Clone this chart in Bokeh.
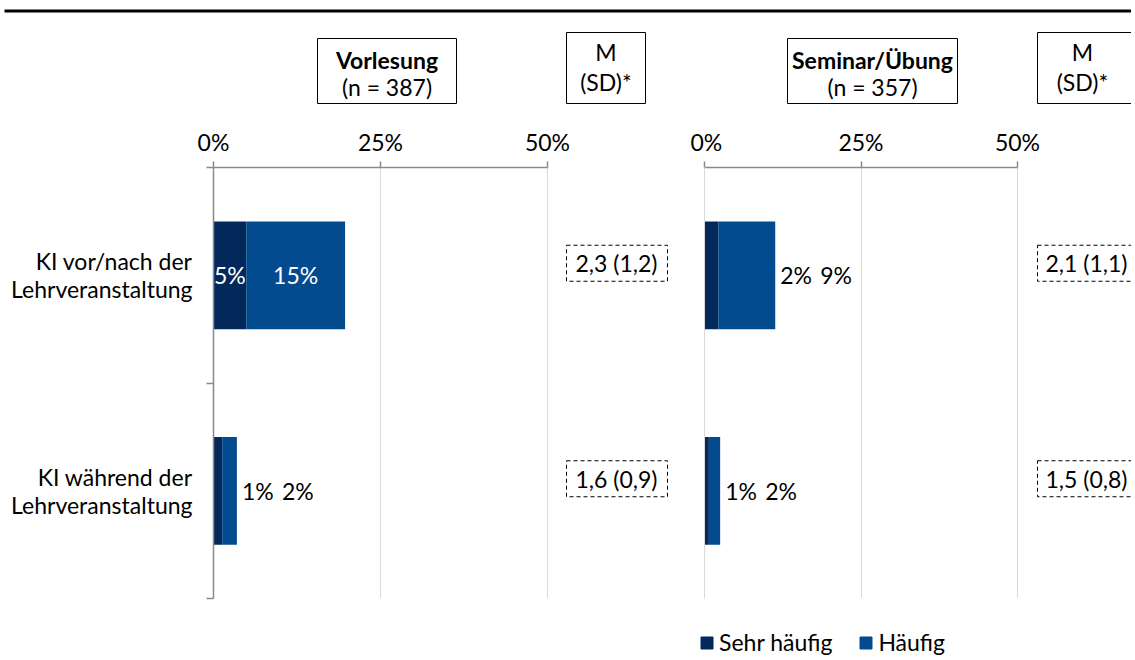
from bokeh.plotting import figure
from bokeh.models import (ColumnDataSource, Range1d, FixedTicker, PrintfTickFormatter,
                          Label, BoxAnnotation, Legend, LegendItem)
from bokeh.layouts import column, row
from bokeh.core.properties import value
from bokeh.embed import file_html
from bokeh.resources import INLINE

# ---------------- data ----------------
categories = ["KI vor/nach der\nLehrveranstaltung", "KI während der\nLehrveranstaltung"]
series = ["Sehr häufig", "Häufig"]
panel_titles = ["Vorlesung", "Seminar/Übung"]
panel_n = [387, 357]
vorlesung_sehr = [4.9, 1.3]
vorlesung_haeufig = [14.8, 2.2]
seminar_sehr = [2.2, 0.7]
seminar_haeufig = [9.1, 1.8]
vorlesung_m = [2.3, 1.6]
vorlesung_sd = [1.2, 0.9]
seminar_m = [2.1, 1.5]
seminar_sd = [1.1, 0.8]
x_ticks = [0, 25, 50]

# ---------------- style / layout ----------------
FONT = "Lato"
FS = "23px"
DARK = "#03295a"
BLUE = "#034b8f"
AXIS_C = "#8a8a8a"
GRID_C = "#d9d9d9"

TOTAL_W = 1131
HEAD_H = 118
FRAME_TOP = 167
FRAME_BOTTOM = 598
MAIN_BOTTOM = 604
PAGE_BOTTOM = 656
ROW_PX = (FRAME_BOTTOM - FRAME_TOP) / 2.0


def base_fig(**kw):
    p = figure(output_backend="svg", toolbar_location=None, **kw)
    p.outline_line_color = None
    p.background_fill_color = "white"
    p.border_fill_color = "white"
    p.xgrid.visible = False
    p.ygrid.visible = False
    return p


def box(**kw):
    return BoxAnnotation(fill_alpha=0, line_color="black", line_alpha=1, **kw)


def txt_label(x, y, text, bold=False, align="center"):
    return Label(x=x, y=y, text=text, text_font=FONT, text_font_size=FS,
                 text_font_style="bold" if bold else "normal",
                 text_align=align, text_baseline="middle", text_color="black")


# ---------- header: rule line and the boxed panel titles ----------
head = base_fig(width=TOTAL_W, height=HEAD_H, x_range=Range1d(0, TOTAL_W),
                y_range=Range1d(HEAD_H, 0), x_axis_location=None, y_axis_location=None,
                min_border=0)
head.add_layout(BoxAnnotation(left=4, top=9, bottom=12, fill_color="black", fill_alpha=1,
                              line_color=None))
title_boxes = [(317, 456), (787, 957)]
m_boxes = [(566, 645), (1037, 1160)]
m_centers = [605.5, 1082]
for i in range(2):
    l, r = title_boxes[i]
    head.add_layout(box(left=l, right=r, top=38, bottom=103, line_width=1))
    head.add_layout(txt_label((l + r) / 2, 59, panel_titles[i], bold=True))
    head.add_layout(txt_label((l + r) / 2, 86, f"(n = {panel_n[i]})"))
    l, r = m_boxes[i]
    head.add_layout(box(left=l, right=r, top=32, bottom=103, line_width=1))
    head.add_layout(txt_label(m_centers[i], 51, "M"))
    head.add_layout(txt_label(m_centers[i], 81, "(SD)*"))


def make_panel(sehr, haeufig, ms, sds, fig_left, fig_right, frame_left, px_per_pct,
               val_box, show_yaxis):
    fw = fig_right - frame_left

    def X(px):
        return (px - frame_left) / px_per_pct

    p = base_fig(frame_width=fw, frame_height=FRAME_BOTTOM - FRAME_TOP,
                 x_range=Range1d(0, fw / px_per_pct), y_range=Range1d(2, 0),
                 x_axis_location="above", y_axis_location="left",
                 min_border=0, min_border_left=frame_left - fig_left, min_border_right=0,
                 min_border_top=FRAME_TOP - HEAD_H, min_border_bottom=MAIN_BOTTOM - FRAME_BOTTOM)

    ys = [0.5, 1.5]
    src = ColumnDataSource(dict(y=ys, sehr=sehr, haeufig=haeufig))
    p.hbar_stack(["sehr", "haeufig"], y="y", height=0.5, color=[DARK, BLUE],
                 line_color=None, source=src)

    xa = p.xaxis[0]
    xa.ticker = FixedTicker(ticks=x_ticks, minor_ticks=[])
    xa.formatter = PrintfTickFormatter(format="%d%%")
    xa.bounds = (0, 50)
    xa.axis_line_color = AXIS_C
    xa.axis_line_width = 1.5
    xa.major_tick_line_color = AXIS_C
    xa.major_tick_line_width = 1.5
    xa.major_tick_out = 6
    xa.major_tick_in = 0
    xa.major_label_standoff = 6
    xa.major_label_text_font = FONT
    xa.major_label_text_font_size = FS
    xa.major_label_text_color = "black"

    ya = p.yaxis[0]
    if show_yaxis:
        ya.ticker = FixedTicker(ticks=ys, minor_ticks=[0, 1, 2])
        ya.major_label_overrides = {ys[i]: categories[i] for i in range(2)}
        ya.axis_line_color = AXIS_C
        ya.axis_line_width = 1.5
        ya.major_tick_line_color = None
        ya.minor_tick_line_color = AXIS_C
        ya.minor_tick_line_width = 1.5
        ya.minor_tick_out = 7
        ya.minor_tick_in = 0
        ya.major_label_standoff = 14
        ya.major_label_text_font = FONT
        ya.major_label_text_font_size = FS
        ya.major_label_text_line_height = 1.0
        ya.major_label_text_color = "black"
        ya.major_label_text_align = "right"
    else:
        # the zero line of this panel, drawn like a grid line
        ya.ticker = FixedTicker(ticks=[])
        ya.axis_line_color = GRID_C
        ya.axis_line_width = 1
        ya.major_tick_line_color = None
        ya.minor_tick_line_color = None
        ya.major_label_text_font_size = "0px"

    p.xgrid.visible = True
    p.xgrid.grid_line_color = GRID_C
    p.xgrid.grid_line_width = 1
    p.xgrid.ticker = FixedTicker(ticks=x_ticks)

    # bar value labels
    lx, ly, lt, lc, loff, la = [], [], [], [], [], []
    for i in range(2):
        segs = [(0, sehr[i]), (sehr[i], sehr[i] + haeufig[i])]
        inside = all((b - a) * px_per_pct >= 30 for a, b in segs)
        total = sehr[i] + haeufig[i]
        for k, (a, b) in enumerate(segs):
            lt.append(f"{round(b - a):d}%")
            ly.append(ys[i])
            if inside:
                lx.append((a + b) / 2)
                lc.append("white")
                loff.append(0)
                la.append("center")
            else:
                lx.append(total)
                lc.append("black")
                loff.append(5 + 40 * k)
                la.append("left")
    lsrc = ColumnDataSource(dict(x=lx, y=ly, t=lt, c=lc, off=loff, al=la))
    p.text(x="x", y="y", text="t", text_color="c", x_offset="off", text_align="al",
           text_baseline="middle", text_font=value(FONT), text_font_size=FS, source=lsrc)

    # M (SD) boxes
    l, r, tx = val_box
    for i in range(2):
        cy = ys[i] - 12 / ROW_PX
        p.add_layout(box(left=X(l), right=X(r), top=cy - 18 / ROW_PX,
                         bottom=cy + 18 / ROW_PX, line_width=1, line_dash="4 3"))
        t = f"{ms[i]:.1f} ({sds[i]:.1f})".replace(".", ",")
        p.add_layout(txt_label(X(tx), cy, t, align="left"))
    return p


left = make_panel(vorlesung_sehr, vorlesung_haeufig, vorlesung_m, vorlesung_sd,
                  fig_left=0, fig_right=690, frame_left=213, px_per_pct=334 / 50,
                  val_box=(566, 667, 575), show_yaxis=True)
right = make_panel(seminar_sehr, seminar_haeufig, seminar_m, seminar_sd,
                   fig_left=690, fig_right=TOTAL_W, frame_left=704, px_per_pct=313 / 50,
                   val_box=(1037, 1160, 1045), show_yaxis=False)

# ---------- footer with the legend ----------
FOOT_H = PAGE_BOTTOM - MAIN_BOTTOM
foot = base_fig(width=TOTAL_W, height=FOOT_H, x_range=Range1d(0, TOTAL_W),
                y_range=Range1d(0, FOOT_H), x_axis_location=None, y_axis_location=None,
                min_border=0)
# legend swatches (placed outside the visible range; only their legend entries show)
leg_src = ColumnDataSource(dict(y=[-100], right=[1]))
r_dark = foot.hbar(y="y", right="right", height=1, color=DARK, source=leg_src)
r_blue = foot.hbar(y="y", right="right", height=1, color=BLUE, source=leg_src)
legend = Legend(items=[LegendItem(label=series[0], renderers=[r_dark]),
                       LegendItem(label=series[1], renderers=[r_blue])],
                orientation="horizontal", location=(699, 0),
                glyph_width=15, glyph_height=15, label_standoff=5, spacing=26,
                padding=0, margin=0, border_line_color=None, background_fill_alpha=0,
                label_text_font=FONT, label_text_font_size=FS, label_text_color="black")
foot.add_layout(legend)

layout = column(head, row(left, right, spacing=0), foot, spacing=0)

with open("out.html", "w") as f:
    f.write(file_html(layout, INLINE))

• **Task prompt**
Answer with one number only: how many lines above contain the word "this".

• **Result**
2